There should be much more respect for the life and teachings of Jesus of Nazareth, among believers and non-believers alike. Put aside the abstract symbology and supernatural debates more often. All least read the message and consider it in your heart before rejecting it or turning your inner sights toward a far-off Heaven. Today is about life and enduring hope, not “virtuous fatalism” or naive optimism. The Kingdom of Heaven is within you (Golgotha too).
I’ll be happy to visit my local Presbyterian church later this morning, and take in their offerings, not begrudging them the symbolism on this holiday. They have quite good music, with singalongs, and the pastor tends to focus on emulating Jesus in this life, to the greater extent that nearly all of us can and should.
Happy Easter everyone!

Linda O'Keefe
Linda O'Keefe
1 month ago

The political death of Jesus is very significant, compelling and necessary to the reading of world history. But, more crucial is the perspective from which John, self professed beloved disciple of Jesus, records in his gospel which is very different than the synoptic gospels and is recorded much later. Jesus’s life and death as a fulfillment of ancient scripture is the heart of the matter because His divinity becomes undeniable, all other readings are usually just of mastery of knowledge & exchange of historical record which are limited to behavioral modification. John who also wrote The Revelation and several short epistles brings the times of Jesus Christ from the brain into the heart and THAT is where the poverty of the human spirit begins to happen and transformation begins. God died for us. It is true, friends.

Jürg Gassmann
Jürg Gassmann
1 month ago

For Hegel…

Well, starting off, there’s your problem.

Hegel saw better than most what was coming in his century…

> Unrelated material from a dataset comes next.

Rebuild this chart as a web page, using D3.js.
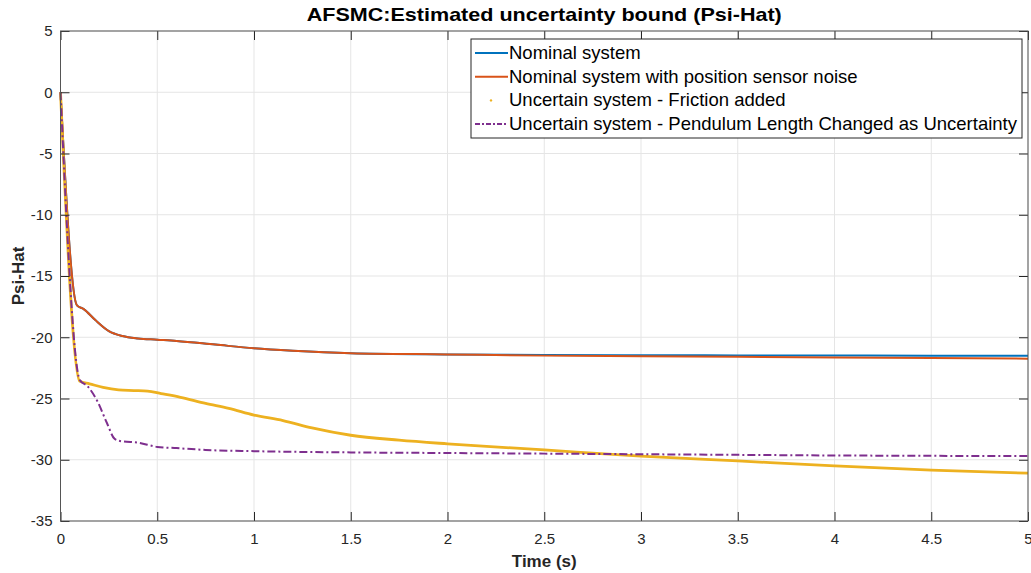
<!DOCTYPE html>
<html>
<head>
<meta charset="utf-8">
<script src="https://cdn.jsdelivr.net/npm/d3@7"></script>
<style>
  body { margin: 0; background: #fff; }
  svg { display: block; font-family: "Liberation Sans", Arial, sans-serif; }
</style>
</head>
<body>
<div id="chart"></div>
<script>
// values
var xTicks = [0, 0.5, 1, 1.5, 2, 2.5, 3, 3.5, 4, 4.5, 5];
var yTicks = [5, 0, -5, -10, -15, -20, -25, -30, -35];

var tNominal = [0, 0.085, 0.12, 0.18, 0.25, 0.32, 0.4, 0.5, 0.6, 0.8, 1.0, 1.2, 1.5, 2.0, 2.5, 3.0, 3.5, 4.0, 4.5, 5.0];
var nominal  = [0, -17.4, -17.7, -18.6, -19.5, -19.9, -20.1, -20.2, -20.3, -20.6, -20.9, -21.1, -21.3, -21.4, -21.45, -21.47, -21.48, -21.49, -21.5, -21.5];
var noisy    = [0, -17.4, -17.7, -18.6, -19.5, -19.9, -20.1, -20.2, -20.3, -20.6, -20.9, -21.1, -21.3, -21.4, -21.5, -21.55, -21.6, -21.65, -21.7, -21.75];

var tFriction = [0, 0.1, 0.15, 0.22, 0.3, 0.38, 0.45, 0.52, 0.62, 0.75, 0.87, 1.0, 1.15, 1.3, 1.5, 1.75, 2.0, 2.5, 3.0, 3.5, 4.0, 4.5, 5.0];
var friction  = [0, -23.6, -23.8, -24.1, -24.3, -24.35, -24.4, -24.6, -24.9, -25.4, -25.8, -26.35, -26.8, -27.4, -28.0, -28.4, -28.7, -29.2, -29.7, -30.1, -30.5, -30.85, -31.1];

var tPendulum = [0, 0.1, 0.14, 0.19, 0.24, 0.28, 0.32, 0.4, 0.5, 0.6, 0.75, 1.0, 1.5, 2.0, 2.5, 3.0, 3.5, 4.0, 4.5, 5.0];
var pendulum  = [0, -23.5, -24.0, -25.2, -27.0, -28.3, -28.5, -28.6, -28.95, -29.05, -29.2, -29.3, -29.4, -29.45, -29.5, -29.55, -29.6, -29.65, -29.68, -29.7];

var seriesNames = ["Nominal system", "Nominal system with position sensor noise",
                   "Uncertain system - Friction added", "Uncertain system - Pendulum Length Changed as Uncertainty"];

var W = 1031, H = 573;
var margin = {top: 31, right: 3, bottom: 52, left: 60.5};
var width = W - margin.left - margin.right;
var height = H - margin.top - margin.bottom;

var svg = d3.select("#chart").append("svg")
    .attr("width", W)
    .attr("height", H);

var g = svg.append("g")
    .attr("transform", "translate(" + margin.left + "," + margin.top + ")");

var x = d3.scaleLinear().domain([0, 5]).range([0, width]);
var y = d3.scaleLinear().domain([-35, 5]).range([height, 0]);

// matlab style labels: plain hyphen for minus
var fmt = function(d) { return String(d); };

// grid
g.append("g").selectAll("line").data(xTicks).enter().append("line")
    .attr("x1", function(d) { return x(d); }).attr("x2", function(d) { return x(d); })
    .attr("y1", 0).attr("y2", height)
    .attr("stroke", "#e5e5e5").attr("stroke-width", 1);
g.append("g").selectAll("line").data(yTicks).enter().append("line")
    .attr("x1", 0).attr("x2", width)
    .attr("y1", function(d) { return y(d); }).attr("y2", function(d) { return y(d); })
    .attr("stroke", "#e5e5e5").attr("stroke-width", 1);

function makeSeries(ts, vs) {
  return ts.map(function(t, i) { return {x: t, y: vs[i]}; });
}

var line = d3.line()
    .x(function(d) { return x(d.x); })
    .y(function(d) { return y(d.y); })
    .curve(d3.curveMonotoneX);

var series = [
  {data: makeSeries(tNominal, nominal), color: "#0072BD", width: 2, dash: null},
  {data: makeSeries(tNominal, noisy), color: "#D95319", width: 2, dash: null},
  {data: makeSeries(tFriction, friction), color: "#EDB120", width: 2.8, dash: null},
  {data: makeSeries(tPendulum, pendulum), color: "#7E2F8E", width: 2, dash: "8,3,2,3"}
];

g.selectAll(".series").data(series).enter().append("path")
    .attr("class", "series")
    .attr("d", function(d) { return line(d.data); })
    .attr("fill", "none")
    .attr("stroke", function(d) { return d.color; })
    .attr("stroke-width", function(d) { return d.width; })
    .attr("stroke-dasharray", function(d) { return d.dash; });

// axes (ticks inside, box on)
var tickCol = "#262626";
g.append("g")
    .attr("transform", "translate(0," + height + ")")
    .call(d3.axisBottom(x).tickValues(xTicks).tickSize(-9).tickPadding(12).tickFormat(fmt))
    .call(function(a) {
      a.select(".domain").remove();
      a.selectAll("line").attr("stroke", tickCol);
      a.selectAll("text").attr("fill", tickCol).style("font-size", "15px");
    });
g.append("g")
    .call(d3.axisTop(x).tickValues(xTicks).tickSize(-9).tickFormat(""))
    .call(function(a) {
      a.select(".domain").remove();
      a.selectAll("line").attr("stroke", tickCol);
    });
g.append("g")
    .call(d3.axisLeft(y).tickValues(yTicks).tickSize(-9).tickPadding(8).tickFormat(fmt))
    .call(function(a) {
      a.select(".domain").remove();
      a.selectAll("line").attr("stroke", tickCol);
      a.selectAll("text").attr("fill", tickCol).style("font-size", "15px");
    });
g.append("g")
    .attr("transform", "translate(" + width + ",0)")
    .call(d3.axisRight(y).tickValues(yTicks).tickSize(-9).tickFormat(""))
    .call(function(a) {
      a.select(".domain").remove();
      a.selectAll("line").attr("stroke", tickCol);
    });

g.append("rect")
    .attr("x", 0).attr("y", 0)
    .attr("width", width).attr("height", height)
    .attr("fill", "none")
    .attr("stroke", "#555")
    .attr("stroke-width", 1);

// labels
svg.append("text")
    .attr("x", margin.left + width / 2)
    .attr("y", 21)
    .attr("text-anchor", "middle")
    .attr("textLength", 475)
    .attr("lengthAdjust", "spacingAndGlyphs")
    .style("font-size", "19px")
    .style("font-weight", "bold")
    .attr("fill", "#000")
    .text("AFSMC:Estimated uncertainty bound (Psi-Hat)");

svg.append("text")
    .attr("x", margin.left + width / 2)
    .attr("y", 567)
    .attr("text-anchor", "middle")
    .style("font-size", "17px")
    .style("font-weight", "bold")
    .attr("fill", tickCol)
    .text("Time (s)");

svg.append("text")
    .attr("transform", "translate(24," + (margin.top + height / 2) + ") rotate(-90)")
    .attr("text-anchor", "middle")
    .style("font-size", "17px")
    .style("font-weight", "bold")
    .attr("fill", tickCol)
    .text("Psi-Hat");

// legend
var legend = svg.append("g").attr("transform", "translate(471,39)");
legend.append("rect")
    .attr("x", 0).attr("y", 0)
    .attr("width", 551).attr("height", 99)
    .attr("fill", "#fff")
    .attr("stroke", "#262626")
    .attr("stroke-width", 1);

var rows = legend.selectAll(".row").data(series).enter().append("g")
    .attr("class", "row")
    .attr("transform", function(d, i) { return "translate(0," + (14 + i * 23.7) + ")"; });

rows.filter(function(d, i) { return i !== 2; }).append("line")
    .attr("x1", 4).attr("x2", 37)
    .attr("y1", 0).attr("y2", 0)
    .attr("stroke", function(d) { return d.color; })
    .attr("stroke-width", 2)
    .attr("stroke-dasharray", function(d) { return d.dash ? "5,2,2,2" : null; });
rows.filter(function(d, i) { return i === 2; }).append("circle")
    .attr("cx", 20).attr("cy", 0).attr("r", 1.2)
    .attr("fill", function(d) { return d.color; });

rows.append("text")
    .attr("x", 38)
    .attr("y", 6)
    .style("font-size", "18.5px")
    .attr("fill", "#000")
    .text(function(d, i) { return seriesNames[i]; });
</script>
</body>
</html>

I would say that Hegel was instrumental in procuring that outcome.

David Brown
David Brown
1 month ago

Wittgenstein had the perfect riposte to these 19th century purveyors of largely unintelligible metaphysics: Whereof one cannot speak, thereof one must be silent’

Hugh Thornton
Hugh Thornton
1 month ago

Jesus would indeed have known and been able to speak Aramaic. However, I am reading a scholarly work entitled “Did Jesus Speak Greek?” by G. Scott Greaves. He concludes that Jesus would also have known and spoken Greek, which was basically the lingua Franca of Galilee at that time. The author builds a very solid case and I certainly cannot outline all his arguments here. I would just note that on a few occasions in the Gospels, Jesus is quoted as saying something in Aramaic. That would hardly be worth a mention if he said everything in Aramaic. The Bible also mentions that Pontius Pilate examined Jesus. Pontius Pilate would not have know Aramaic but would have known Greek. There is also a proliferation of Greek names in the Bible, such as Andrew and Philip. I find that exciting because it means that Jesus’s words recorded in the Koine Greek New Testament may be his actual words.

Charles Stanhope
Charles Stanhope
1 month ago
Reply to  Hugh Thornton

Pilate had been Prefect of Judea for about seven years by the time of the Crucifixion, plenty of time to have learnt Aramaic had he so wished.

Gregory Toews
Gregory Toews
1 month ago

It doesn’t seem likely to me that a prefect would bother to learn the language of a minor people, especially if Greek was already well known in the area.

Hendrik Mentz
Hendrik Mentz
1 month ago

Thrilling, expansive and useful as I’m struggling to understand and relate to Christianity. Thank you.

Mark Melvin
Mark Melvin
1 month ago

‘Emmanuel Kant was a real p**sant who was very rarely stable
Heidegger Heideggar was a boozy beggar who could think you under the table
David Hume could out consume Schopenhauer and Hegel’… I couldn’t get any further than that I’m afraid.

William Miller
William Miller
1 month ago

The Ku Klux Klan as an intro picture? Really?